I corsi di laurea ai quali si può accedere al polo universitario di Torino sono ufficialmente quelli di Giurisprudenza e Scienze Politiche, Matematica e Beni Culturali, ma, come già avviene in altri carceri, si sta cercando di ampliare l’offerta includendo più corsi, ad oggi ci sono un iscritto al corso di Matematica e uno al corso Beni Culturali, sempre tenendo presente la difficoltà ad organizzare laboratori e tirocini (previsti in alcuni corsi e non permessi dalla particolare situazione degli studenti privati della libertà).

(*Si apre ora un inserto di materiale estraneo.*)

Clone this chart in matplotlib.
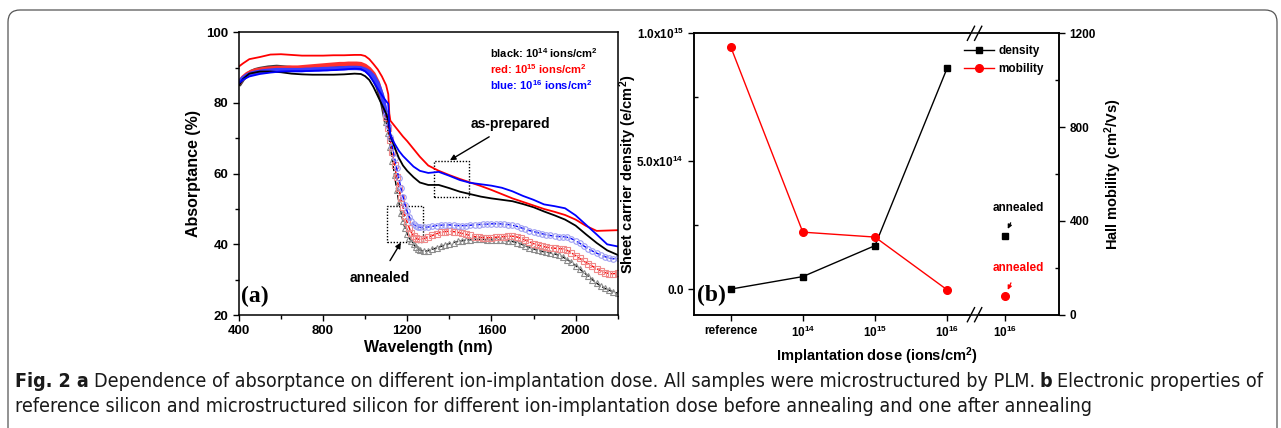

È interessante notare che i risultati raggiunti da studenti-detenuti sono decisamente alti. Sarà che studiare in carcere comporta molte meno distrazioni rispetto ai ragazzi fuori e considerando inoltre che chi studia a 30, 40 o anche 60 anni lo fa con una diversa maturità non è raro assistere a discussioni di tesi premiate con il 110 e lode.
Un’importante considerazione va fatta sui tassi di recidiva dei laureati nei poli universitari, non esistono, a nostra memoria, dei dati ufficiali (anche se sarebbe molto utile rilevarli), ma ripercorrendo con la mente le storie di tutte le persone viste passare negli anni presso il Polo universitario di Torino, si può rilevare che rispetto al “normale” 68% di recidiva carceraria e al 20% di chi usufruisce di una misura alternativa qui si può dire di essere nell’ordine del 10%.
Già solo questa si può considerare una clamorosa vittoria e la conferma che se l’istituzione offre adeguati strumenti ai soggetti che ha in custodia restituisce dei cittadini migliori alla comunità.